P. A. Otaigbe V. Bendel Cement Company Limited (2014)

LawGlobal-Hub Lead Judgment Report – COURT OF APPEAL

TOM SHAIBU YAKUBU, J.C.A. (Delivering the Leading Judgment)

The appellant, a legal practitioner was engaged by Gamla (Nig) Ltd to draft an agreement between her and the respondent, for the refurbishment of Kiln II Machine at the respondent’s factory at kilometer 34, Auchi-Okene Road, Okpela, Edo State. Gamla (Nig) Ltd was the contractor to carry out the refurbishment and it shall hereinafter be referred to simply as the contractor.

The appellant duly prepared an agreement (Exhibit A) between the contractor and the respondent and was paid his professional fees, accordingly.

The claim of the appellant at the Edo state High court of Justice, holden at Auchi, was that he also prepared and registered a legal charge/mortgage (Exhibit B) on the assets of the respondent in order to safe guard or guarantee the continued payment for the investment of the contractor in refurbishing Kiln II Machine at the respondent’s factory and that it was the latter who was to pay him his professional fees with respect to the said Exhibit B. There were exchange of correspondences between the appellant demanding for the payment of the said professional fees of N1,478,643.00 (One Million, Four Hundred and Seventy-Eight Thousand, Six Hundred and Forty Three Naira) and the respondent who refuted the demand.

The appellant’s claim was hotly contested on pleadings. Both parties led evidence at the trial court. Documentary exhibits were tendered and received into evidence. Thereafter, both counsel to the parties addressed the court below. The learned trial judge – C. O. Idahosa, J., on 23rd October, 2003, entered judgment against the appellant by dismissing the claim as having been unproved.

This appeal against the judgment of the court below is anchored on four grounds of appeal vide the notice of appeal filed on 19th January, 2004. In prosecuting the appeal, and pursuant to the order of this court made on 13th November, 2012, the appellant’s brief of argument dated 4th December, 2012 was filed on the same date.

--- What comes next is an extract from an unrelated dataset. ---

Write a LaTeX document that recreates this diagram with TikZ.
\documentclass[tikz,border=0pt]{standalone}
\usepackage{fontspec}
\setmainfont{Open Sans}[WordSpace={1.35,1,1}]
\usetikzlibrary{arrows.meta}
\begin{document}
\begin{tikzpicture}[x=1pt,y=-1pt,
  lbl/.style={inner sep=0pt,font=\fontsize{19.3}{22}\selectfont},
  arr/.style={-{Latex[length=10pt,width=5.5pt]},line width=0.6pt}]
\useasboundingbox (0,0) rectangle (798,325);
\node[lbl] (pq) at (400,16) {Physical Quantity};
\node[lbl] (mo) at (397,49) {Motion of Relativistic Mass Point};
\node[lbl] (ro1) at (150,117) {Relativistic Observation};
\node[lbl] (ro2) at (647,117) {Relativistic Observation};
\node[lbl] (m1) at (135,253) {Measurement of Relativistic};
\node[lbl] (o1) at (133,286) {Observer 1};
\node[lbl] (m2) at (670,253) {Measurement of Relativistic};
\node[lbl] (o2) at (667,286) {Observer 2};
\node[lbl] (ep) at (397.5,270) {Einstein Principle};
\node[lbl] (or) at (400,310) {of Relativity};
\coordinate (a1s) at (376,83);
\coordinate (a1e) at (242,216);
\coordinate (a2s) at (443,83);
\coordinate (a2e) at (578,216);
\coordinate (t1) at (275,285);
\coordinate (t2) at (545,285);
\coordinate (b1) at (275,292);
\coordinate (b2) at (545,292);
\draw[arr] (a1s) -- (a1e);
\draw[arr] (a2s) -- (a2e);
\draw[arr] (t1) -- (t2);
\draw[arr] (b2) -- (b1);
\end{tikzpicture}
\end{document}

The sole issue for determination distilled from the four grounds of appeal, by the appellant is:

“Whether or not the learned trial judge was right in dismissing the suit of the appellant for failure to establish his case on balance of probability.”

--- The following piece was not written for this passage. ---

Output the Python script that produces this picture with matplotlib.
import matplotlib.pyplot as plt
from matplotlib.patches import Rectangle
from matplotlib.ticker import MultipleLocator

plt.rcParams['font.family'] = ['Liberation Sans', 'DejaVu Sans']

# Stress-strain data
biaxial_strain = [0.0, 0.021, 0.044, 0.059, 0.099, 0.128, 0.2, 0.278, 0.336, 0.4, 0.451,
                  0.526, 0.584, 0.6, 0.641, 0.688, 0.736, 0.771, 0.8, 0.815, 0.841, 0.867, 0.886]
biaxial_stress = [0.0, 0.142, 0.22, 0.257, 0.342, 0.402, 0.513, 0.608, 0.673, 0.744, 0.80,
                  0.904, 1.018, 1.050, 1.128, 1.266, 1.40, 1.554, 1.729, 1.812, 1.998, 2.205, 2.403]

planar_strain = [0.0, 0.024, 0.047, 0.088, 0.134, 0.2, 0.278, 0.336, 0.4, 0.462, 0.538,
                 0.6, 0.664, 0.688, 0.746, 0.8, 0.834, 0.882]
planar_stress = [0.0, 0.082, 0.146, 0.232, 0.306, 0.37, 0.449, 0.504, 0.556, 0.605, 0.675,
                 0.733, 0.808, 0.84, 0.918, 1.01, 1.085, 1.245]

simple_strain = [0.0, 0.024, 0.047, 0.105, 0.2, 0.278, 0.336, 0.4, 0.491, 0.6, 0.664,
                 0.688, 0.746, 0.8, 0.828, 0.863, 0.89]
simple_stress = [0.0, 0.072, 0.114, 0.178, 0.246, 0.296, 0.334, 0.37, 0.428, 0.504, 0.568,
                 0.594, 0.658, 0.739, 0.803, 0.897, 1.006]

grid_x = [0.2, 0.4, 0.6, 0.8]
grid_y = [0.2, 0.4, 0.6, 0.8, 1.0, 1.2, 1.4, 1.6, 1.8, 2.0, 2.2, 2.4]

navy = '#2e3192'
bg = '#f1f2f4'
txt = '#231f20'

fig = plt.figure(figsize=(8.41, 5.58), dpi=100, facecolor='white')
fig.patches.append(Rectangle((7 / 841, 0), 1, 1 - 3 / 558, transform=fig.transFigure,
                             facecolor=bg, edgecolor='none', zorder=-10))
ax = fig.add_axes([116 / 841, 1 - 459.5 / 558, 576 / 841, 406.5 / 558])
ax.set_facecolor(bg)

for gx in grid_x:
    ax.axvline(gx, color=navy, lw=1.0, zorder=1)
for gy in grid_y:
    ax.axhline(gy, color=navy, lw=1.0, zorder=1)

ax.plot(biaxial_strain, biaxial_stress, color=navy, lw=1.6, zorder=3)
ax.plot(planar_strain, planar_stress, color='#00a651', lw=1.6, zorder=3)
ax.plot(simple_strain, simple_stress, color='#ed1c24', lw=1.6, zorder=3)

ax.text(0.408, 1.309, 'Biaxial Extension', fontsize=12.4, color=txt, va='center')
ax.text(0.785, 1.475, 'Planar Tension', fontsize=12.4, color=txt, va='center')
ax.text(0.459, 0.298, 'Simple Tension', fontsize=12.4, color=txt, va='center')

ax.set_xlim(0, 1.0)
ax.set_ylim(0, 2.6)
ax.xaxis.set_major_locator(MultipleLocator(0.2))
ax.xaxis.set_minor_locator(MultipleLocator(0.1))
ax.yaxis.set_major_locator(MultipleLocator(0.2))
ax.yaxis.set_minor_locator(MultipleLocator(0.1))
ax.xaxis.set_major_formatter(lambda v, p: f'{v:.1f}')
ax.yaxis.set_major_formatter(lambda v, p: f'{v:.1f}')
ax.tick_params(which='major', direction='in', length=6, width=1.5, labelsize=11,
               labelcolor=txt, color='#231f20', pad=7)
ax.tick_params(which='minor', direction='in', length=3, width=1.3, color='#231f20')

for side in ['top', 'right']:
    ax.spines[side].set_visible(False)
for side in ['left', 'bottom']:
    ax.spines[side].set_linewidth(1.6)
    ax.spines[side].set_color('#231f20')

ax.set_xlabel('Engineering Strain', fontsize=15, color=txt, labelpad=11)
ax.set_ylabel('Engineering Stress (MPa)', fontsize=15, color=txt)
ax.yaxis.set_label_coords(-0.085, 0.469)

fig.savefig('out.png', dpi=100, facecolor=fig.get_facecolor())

The respondent’s brief of argument dated 15th August, 2013 and filed on 16th August, 2013 was deemed by this court as properly filed and served on 6th November, 2013. A sole issue for determination was formulated therein for determination, inter alia:

“Whether the court below was right in finding that there was no consensus that the appellant’s fees was to be paid by the respondent and that the appellant was not entitled to claim interest on his claim for professional fees.”

In my consideration and determination of this appeal, I adopt the sole issue for determination formulated by the appellant as it is more concise and encompassing.

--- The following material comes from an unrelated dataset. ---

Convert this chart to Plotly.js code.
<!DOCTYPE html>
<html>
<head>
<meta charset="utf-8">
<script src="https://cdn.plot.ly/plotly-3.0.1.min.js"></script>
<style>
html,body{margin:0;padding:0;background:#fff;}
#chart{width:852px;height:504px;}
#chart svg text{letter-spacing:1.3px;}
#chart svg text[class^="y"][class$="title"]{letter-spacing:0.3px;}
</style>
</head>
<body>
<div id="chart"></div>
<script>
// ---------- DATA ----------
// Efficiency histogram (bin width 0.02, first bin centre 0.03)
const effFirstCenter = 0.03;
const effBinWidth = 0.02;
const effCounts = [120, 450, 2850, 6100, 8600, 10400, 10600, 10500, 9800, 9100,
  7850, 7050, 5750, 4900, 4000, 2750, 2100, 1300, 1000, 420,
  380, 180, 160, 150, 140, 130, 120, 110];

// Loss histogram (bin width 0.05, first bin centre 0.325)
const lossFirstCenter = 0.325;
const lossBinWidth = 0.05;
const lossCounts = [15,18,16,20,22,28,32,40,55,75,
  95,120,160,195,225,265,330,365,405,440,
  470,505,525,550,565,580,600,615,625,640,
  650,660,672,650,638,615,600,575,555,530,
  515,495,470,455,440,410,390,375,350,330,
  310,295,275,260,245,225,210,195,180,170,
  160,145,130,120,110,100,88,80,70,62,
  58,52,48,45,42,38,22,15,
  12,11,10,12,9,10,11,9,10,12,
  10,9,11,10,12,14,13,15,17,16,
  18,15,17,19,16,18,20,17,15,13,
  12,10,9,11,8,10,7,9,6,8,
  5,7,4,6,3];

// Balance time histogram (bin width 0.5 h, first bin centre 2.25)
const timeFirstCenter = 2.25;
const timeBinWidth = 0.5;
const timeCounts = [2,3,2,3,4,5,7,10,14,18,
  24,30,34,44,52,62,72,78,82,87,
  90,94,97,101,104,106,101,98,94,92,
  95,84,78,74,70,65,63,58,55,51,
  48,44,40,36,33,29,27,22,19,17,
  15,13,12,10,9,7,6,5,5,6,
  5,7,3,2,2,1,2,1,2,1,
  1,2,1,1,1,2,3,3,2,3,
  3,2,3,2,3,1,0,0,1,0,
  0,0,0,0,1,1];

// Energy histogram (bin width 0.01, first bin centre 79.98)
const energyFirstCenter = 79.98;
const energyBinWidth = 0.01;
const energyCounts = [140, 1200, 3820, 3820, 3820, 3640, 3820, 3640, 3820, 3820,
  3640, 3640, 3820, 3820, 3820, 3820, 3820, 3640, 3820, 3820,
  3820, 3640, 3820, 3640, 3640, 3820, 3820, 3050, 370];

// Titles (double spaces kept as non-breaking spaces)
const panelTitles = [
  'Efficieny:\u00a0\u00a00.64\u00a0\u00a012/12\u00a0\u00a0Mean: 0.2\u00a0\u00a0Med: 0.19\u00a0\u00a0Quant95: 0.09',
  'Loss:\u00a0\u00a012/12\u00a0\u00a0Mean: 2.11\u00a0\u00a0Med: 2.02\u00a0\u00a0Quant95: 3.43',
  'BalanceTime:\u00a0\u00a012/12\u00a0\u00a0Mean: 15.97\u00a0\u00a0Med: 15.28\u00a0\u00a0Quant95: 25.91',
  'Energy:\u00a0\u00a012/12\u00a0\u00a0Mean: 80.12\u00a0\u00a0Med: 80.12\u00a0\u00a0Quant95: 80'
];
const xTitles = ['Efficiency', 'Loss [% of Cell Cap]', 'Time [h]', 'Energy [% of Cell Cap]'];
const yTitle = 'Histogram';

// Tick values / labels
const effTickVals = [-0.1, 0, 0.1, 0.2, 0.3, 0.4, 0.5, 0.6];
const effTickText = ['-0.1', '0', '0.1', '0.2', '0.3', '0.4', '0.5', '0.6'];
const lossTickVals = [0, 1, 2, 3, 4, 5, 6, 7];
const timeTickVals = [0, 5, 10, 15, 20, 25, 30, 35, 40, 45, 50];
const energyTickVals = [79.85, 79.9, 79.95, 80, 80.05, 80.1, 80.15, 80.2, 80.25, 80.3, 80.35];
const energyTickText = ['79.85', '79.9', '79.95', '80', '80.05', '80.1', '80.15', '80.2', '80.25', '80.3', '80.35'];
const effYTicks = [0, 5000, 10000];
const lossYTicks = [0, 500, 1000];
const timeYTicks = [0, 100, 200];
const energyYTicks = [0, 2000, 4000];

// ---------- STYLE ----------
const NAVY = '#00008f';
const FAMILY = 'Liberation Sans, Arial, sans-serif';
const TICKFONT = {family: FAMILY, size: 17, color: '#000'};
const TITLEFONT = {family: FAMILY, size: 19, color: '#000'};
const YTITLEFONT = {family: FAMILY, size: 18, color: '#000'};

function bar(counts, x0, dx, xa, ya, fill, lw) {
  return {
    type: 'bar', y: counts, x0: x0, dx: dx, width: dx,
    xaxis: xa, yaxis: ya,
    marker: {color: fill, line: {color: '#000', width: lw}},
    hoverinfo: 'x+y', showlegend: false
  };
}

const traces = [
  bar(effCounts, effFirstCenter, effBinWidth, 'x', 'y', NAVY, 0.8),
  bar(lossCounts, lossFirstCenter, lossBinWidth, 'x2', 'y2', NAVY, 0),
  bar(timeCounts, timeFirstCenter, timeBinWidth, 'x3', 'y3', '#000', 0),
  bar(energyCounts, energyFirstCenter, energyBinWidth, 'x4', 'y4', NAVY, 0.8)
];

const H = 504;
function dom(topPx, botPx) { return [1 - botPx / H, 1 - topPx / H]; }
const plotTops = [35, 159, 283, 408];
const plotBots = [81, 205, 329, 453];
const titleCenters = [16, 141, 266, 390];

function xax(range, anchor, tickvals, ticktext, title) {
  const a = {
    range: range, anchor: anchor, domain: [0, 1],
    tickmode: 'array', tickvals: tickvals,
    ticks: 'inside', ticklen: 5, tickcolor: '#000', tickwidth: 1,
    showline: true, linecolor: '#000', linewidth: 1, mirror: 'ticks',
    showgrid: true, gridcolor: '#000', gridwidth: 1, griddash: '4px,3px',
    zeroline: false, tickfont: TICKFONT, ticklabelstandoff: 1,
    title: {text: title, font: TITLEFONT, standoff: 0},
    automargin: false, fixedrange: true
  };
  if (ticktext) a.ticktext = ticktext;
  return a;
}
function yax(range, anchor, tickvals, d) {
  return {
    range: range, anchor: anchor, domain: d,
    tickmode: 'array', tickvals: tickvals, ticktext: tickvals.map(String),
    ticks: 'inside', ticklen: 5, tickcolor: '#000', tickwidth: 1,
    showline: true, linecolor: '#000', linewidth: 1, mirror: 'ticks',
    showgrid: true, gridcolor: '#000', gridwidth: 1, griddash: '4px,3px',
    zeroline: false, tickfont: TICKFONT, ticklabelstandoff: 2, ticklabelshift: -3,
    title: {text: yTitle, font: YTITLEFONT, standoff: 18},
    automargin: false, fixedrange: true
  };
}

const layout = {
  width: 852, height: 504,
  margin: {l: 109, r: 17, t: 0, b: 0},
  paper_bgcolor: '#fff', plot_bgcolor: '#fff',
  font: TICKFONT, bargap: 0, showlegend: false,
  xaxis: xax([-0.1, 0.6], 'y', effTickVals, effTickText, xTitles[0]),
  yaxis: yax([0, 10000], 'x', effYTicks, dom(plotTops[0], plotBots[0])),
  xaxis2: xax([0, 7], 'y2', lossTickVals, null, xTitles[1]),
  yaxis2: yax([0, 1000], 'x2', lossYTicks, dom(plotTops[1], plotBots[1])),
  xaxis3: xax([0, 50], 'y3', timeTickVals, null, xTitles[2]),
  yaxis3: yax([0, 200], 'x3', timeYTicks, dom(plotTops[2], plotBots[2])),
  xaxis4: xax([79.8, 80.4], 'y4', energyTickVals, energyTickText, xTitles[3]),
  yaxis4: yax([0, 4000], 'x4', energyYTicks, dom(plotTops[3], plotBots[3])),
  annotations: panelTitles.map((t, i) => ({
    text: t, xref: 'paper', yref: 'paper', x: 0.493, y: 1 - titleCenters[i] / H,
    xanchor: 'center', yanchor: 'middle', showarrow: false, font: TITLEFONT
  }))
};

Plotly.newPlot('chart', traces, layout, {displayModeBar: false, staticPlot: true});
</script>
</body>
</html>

The thrust of the contention by appellant’s learned counsel is that, the appellant having drafted/prepared the legal charge/mortgage – Exhibit B, which he equally registered at the Corporate Affairs Commission, Abuja, was entitled to his professional fees as stipulated in clause 20.2 of the main agreement – Exhibit A. that, Exhibits A and B are interwoven pursuant to clauses 20.1 and 20.2 of Exhibit A. He relied on Texaco (Nig) Plc v. Kehinde (2001) 6 NWLR (Pt. 798) 224 at 240.

Learned appellant’s counsel submitted that Exhibits A and B are to be read conjunctively and should be given their ordinary meaning. He placed reliance on Olatunde v. O.A.U. (1998) 5 NWLR (Pt. 549) 178 at 191. And that the appellant having expended “his time, professional skill, physical presence and mental alertness” was entitled to the payment to him of his professional fees with respect to the preparation of Exhibit B. He relied on Akingbehin v. Thompson (2008) 6 NWLR (Pt. 1083) 270 at 294.

Furthermore, learned appellant’s counsel referred to pages 89 and 90 of the record of appeal, whereat, the learned trial judge, according to the learned counsel, made inconsistent and contradictory conclusions, which was tantamount to a judicial parody. He referred to Nwosu v. The State (1996) N.S.C.C. Vol. 17 (Pt. 2) 1029 at 1038.